▶ DO THIS
Any picture among the records should be left out, please; retype the rest exactly.

** begin EXERCISE DATA **

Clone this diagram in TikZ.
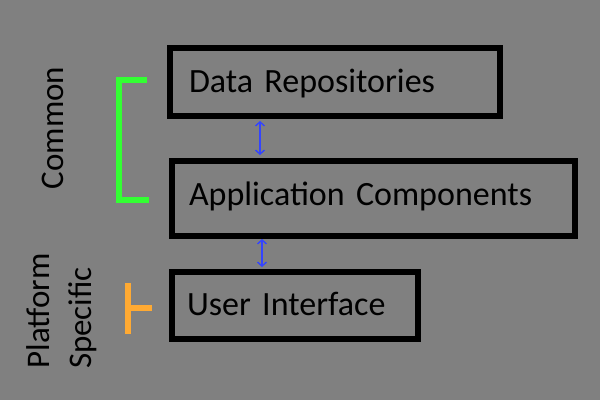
\documentclass[tikz,border=0pt]{standalone}
\usepackage{fontspec}
\setmainfont{Carlito}[WordSpace=0.75]
\usetikzlibrary{arrows.meta}
\definecolor{bg}{RGB}{128,128,128}
\definecolor{brgreen}{RGB}{51,255,51}
\definecolor{brorange}{RGB}{255,170,51}
\definecolor{arrblue}{RGB}{51,68,255}
\tikzset{
  layerbox/.style={draw=black, line width=6pt, inner xsep=0pt, inner ysep=0pt,
    align=left, font=\fontsize{34}{34}\selectfont, text height=21pt},
  sidelabel/.style={rotate=90, anchor=base, font=\fontsize{33}{33}\selectfont, inner sep=0pt},
  linkarrow/.style={draw=arrblue, line width=1.4pt, {Straight Barb[length=4pt,width=9pt]}-{Straight Barb[length=4pt,width=9pt]}},
  bracket/.style={line width=6pt, miter limit=10}
}
\begin{document}
\begin{tikzpicture}[x=1pt,y=-1pt]
  \fill[bg] (0,0) rectangle (600,400);
  \useasboundingbox (0,0) rectangle (600,400);

  \node[layerbox, minimum width=330pt, minimum height=68pt, text width=292pt, text depth=1pt]
    (data) at (335,82) {Data Repositories};
  \node[layerbox, minimum width=403pt, minimum height=75pt, text width=369pt, text depth=8pt]
    (app) at (373.5,198.5) {Application Components};
  \node[layerbox, minimum width=246pt, minimum height=67pt, text width=216pt, text depth=2pt]
    (ui) at (295,305.5) {User Interface};

  \coordinate (a1) at (260,0);
  \coordinate (a2) at (262,0);
  \draw[linkarrow] ([yshift=-2pt]data.south -| a1) -- ([yshift=3pt]app.north -| a1);
  \draw[linkarrow] ([yshift=-0pt]app.south -| a2) -- ([yshift=2pt]ui.north -| a2);

  \draw[bracket, brgreen] (147,80) -- (119,80) -- (119,199.5) -- (149,199.5);
  \draw[bracket, brorange] (127.5,283) -- (127.5,334);
  \draw[bracket, brorange] (127.5,307.5) -- (152,307.5);

  \node[sidelabel] (common) at (63,128) {Common};
  \node[sidelabel] (platform) at (49,311) {Platform};
  \node[sidelabel] (specific) at (91,318) {Specific};
\end{tikzpicture}
\end{document}
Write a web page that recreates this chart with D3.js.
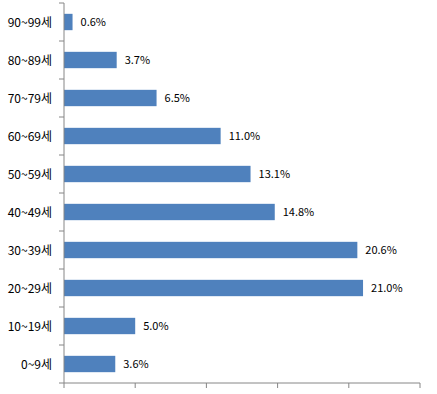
<!DOCTYPE html>
<html><head><meta charset="utf-8">
<script src="https://cdn.jsdelivr.net/npm/d3@7"></script>
<style>body{margin:0;background:#fff}svg{display:block}</style>
</head><body>
<script>
const categories = ["90~99세","80~89세","70~79세","60~69세","50~59세","40~49세","30~39세","20~29세","10~19세","0~9세"];
const values = [0.6,3.7,6.5,11.0,13.1,14.8,20.6,21.0,5.0,3.6];
const xTicks = [0,5,10,15,20,25];

(function(){
const W=437,H=394;
const svg=d3.select("body").append("svg").attr("width",W).attr("height",H);
const mLeft=64, mRight=420, mTop=3, mBottom=383;
const x=d3.scaleLinear().domain([0,25]).range([mLeft,mRight]);
const y=d3.scaleBand().domain(categories).range([mTop,mBottom]).paddingInner(0.57).paddingOuter(0.285);
const font='"Noto Sans CJK KR","DejaVu Sans",sans-serif';
const axisColor="#868686";

svg.selectAll("rect.bar").data(values).join("rect")
  .attr("x",x(0)).attr("y",(d,i)=>y(categories[i]))
  .attr("width",d=>x(d)-x(0)).attr("height",y.bandwidth())
  .attr("fill","#4F81BD");

svg.selectAll("text.val").data(values).join("text")
  .attr("x",d=>x(d)+8).attr("y",(d,i)=>y(categories[i])+y.bandwidth()/2+0.5)
  .attr("dy","0.35em").attr("font-family",font).attr("font-size",11).attr("fill","#000")
  .text(d=>d.toFixed(1)+"%");

const yBoundaries=d3.range(categories.length+1).map(i=>mTop+i*(mBottom-mTop)/categories.length);
svg.append("line").attr("x1",mLeft).attr("x2",mLeft).attr("y1",mTop).attr("y2",mBottom).attr("stroke",axisColor);
svg.selectAll("line.yt").data(yBoundaries).join("line")
  .attr("x1",mLeft-5).attr("x2",mLeft).attr("y1",d=>d).attr("y2",d=>d).attr("stroke",axisColor);
svg.selectAll("text.cat").data(categories).join("text")
  .attr("x",52).attr("y",d=>y(d)+y.bandwidth()/2+0.5).attr("dy","0.35em")
  .attr("text-anchor","end").attr("font-family",font).attr("font-size",12).attr("fill","#000")
  .text(d=>d);

svg.append("line").attr("x1",mLeft).attr("x2",mRight).attr("y1",mBottom).attr("y2",mBottom).attr("stroke",axisColor);
svg.selectAll("line.xt").data(xTicks).join("line")
  .attr("x1",d=>x(d)).attr("x2",d=>x(d)).attr("y1",mBottom).attr("y2",mBottom+5).attr("stroke",axisColor);
})();
</script>
</body></html>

** end EXERCISE DATA **

▶ RESPONSE BELOW
Clone this diagram in TikZ.
\documentclass[tikz,border=0pt]{standalone}
\usepackage{fontspec}
\setmainfont{Carlito}[WordSpace=0.75]
\usetikzlibrary{arrows.meta}
\definecolor{bg}{RGB}{128,128,128}
\definecolor{brgreen}{RGB}{51,255,51}
\definecolor{brorange}{RGB}{255,170,51}
\definecolor{arrblue}{RGB}{51,68,255}
\tikzset{
  layerbox/.style={draw=black, line width=6pt, inner xsep=0pt, inner ysep=0pt,
    align=left, font=\fontsize{34}{34}\selectfont, text height=21pt},
  sidelabel/.style={rotate=90, anchor=base, font=\fontsize{33}{33}\selectfont, inner sep=0pt},
  linkarrow/.style={draw=arrblue, line width=1.4pt, {Straight Barb[length=4pt,width=9pt]}-{Straight Barb[length=4pt,width=9pt]}},
  bracket/.style={line width=6pt, miter limit=10}
}
\begin{document}
\begin{tikzpicture}[x=1pt,y=-1pt]
  \fill[bg] (0,0) rectangle (600,400);
  \useasboundingbox (0,0) rectangle (600,400);

  \node[layerbox, minimum width=330pt, minimum height=68pt, text width=292pt, text depth=1pt]
    (data) at (335,82) {Data Repositories};
  \node[layerbox, minimum width=403pt, minimum height=75pt, text width=369pt, text depth=8pt]
    (app) at (373.5,198.5) {Application Components};
  \node[layerbox, minimum width=246pt, minimum height=67pt, text width=216pt, text depth=2pt]
    (ui) at (295,305.5) {User Interface};

  \coordinate (a1) at (260,0);
  \coordinate (a2) at (262,0);
  \draw[linkarrow] ([yshift=-2pt]data.south -| a1) -- ([yshift=3pt]app.north -| a1);
  \draw[linkarrow] ([yshift=-0pt]app.south -| a2) -- ([yshift=2pt]ui.north -| a2);

  \draw[bracket, brgreen] (147,80) -- (119,80) -- (119,199.5) -- (149,199.5);
  \draw[bracket, brorange] (127.5,283) -- (127.5,334);
  \draw[bracket, brorange] (127.5,307.5) -- (152,307.5);

  \node[sidelabel] (common) at (63,128) {Common};
  \node[sidelabel] (platform) at (49,311) {Platform};
  \node[sidelabel] (specific) at (91,318) {Specific};
\end{tikzpicture}
\end{document}
Write a web page that recreates this chart with D3.js.
<!DOCTYPE html>
<html><head><meta charset="utf-8">
<script src="https://cdn.jsdelivr.net/npm/d3@7"></script>
<style>body{margin:0;background:#fff}svg{display:block}</style>
</head><body>
<script>
const categories = ["90~99세","80~89세","70~79세","60~69세","50~59세","40~49세","30~39세","20~29세","10~19세","0~9세"];
const values = [0.6,3.7,6.5,11.0,13.1,14.8,20.6,21.0,5.0,3.6];
const xTicks = [0,5,10,15,20,25];

(function(){
const W=437,H=394;
const svg=d3.select("body").append("svg").attr("width",W).attr("height",H);
const mLeft=64, mRight=420, mTop=3, mBottom=383;
const x=d3.scaleLinear().domain([0,25]).range([mLeft,mRight]);
const y=d3.scaleBand().domain(categories).range([mTop,mBottom]).paddingInner(0.57).paddingOuter(0.285);
const font='"Noto Sans CJK KR","DejaVu Sans",sans-serif';
const axisColor="#868686";

svg.selectAll("rect.bar").data(values).join("rect")
  .attr("x",x(0)).attr("y",(d,i)=>y(categories[i]))
  .attr("width",d=>x(d)-x(0)).attr("height",y.bandwidth())
  .attr("fill","#4F81BD");

svg.selectAll("text.val").data(values).join("text")
  .attr("x",d=>x(d)+8).attr("y",(d,i)=>y(categories[i])+y.bandwidth()/2+0.5)
  .attr("dy","0.35em").attr("font-family",font).attr("font-size",11).attr("fill","#000")
  .text(d=>d.toFixed(1)+"%");

const yBoundaries=d3.range(categories.length+1).map(i=>mTop+i*(mBottom-mTop)/categories.length);
svg.append("line").attr("x1",mLeft).attr("x2",mLeft).attr("y1",mTop).attr("y2",mBottom).attr("stroke",axisColor);
svg.selectAll("line.yt").data(yBoundaries).join("line")
  .attr("x1",mLeft-5).attr("x2",mLeft).attr("y1",d=>d).attr("y2",d=>d).attr("stroke",axisColor);
svg.selectAll("text.cat").data(categories).join("text")
  .attr("x",52).attr("y",d=>y(d)+y.bandwidth()/2+0.5).attr("dy","0.35em")
  .attr("text-anchor","end").attr("font-family",font).attr("font-size",12).attr("fill","#000")
  .text(d=>d);

svg.append("line").attr("x1",mLeft).attr("x2",mRight).attr("y1",mBottom).attr("y2",mBottom).attr("stroke",axisColor);
svg.selectAll("line.xt").data(xTicks).join("line")
  .attr("x1",d=>x(d)).attr("x2",d=>x(d)).attr("y1",mBottom).attr("y2",mBottom+5).attr("stroke",axisColor);
})();
</script>
</body></html>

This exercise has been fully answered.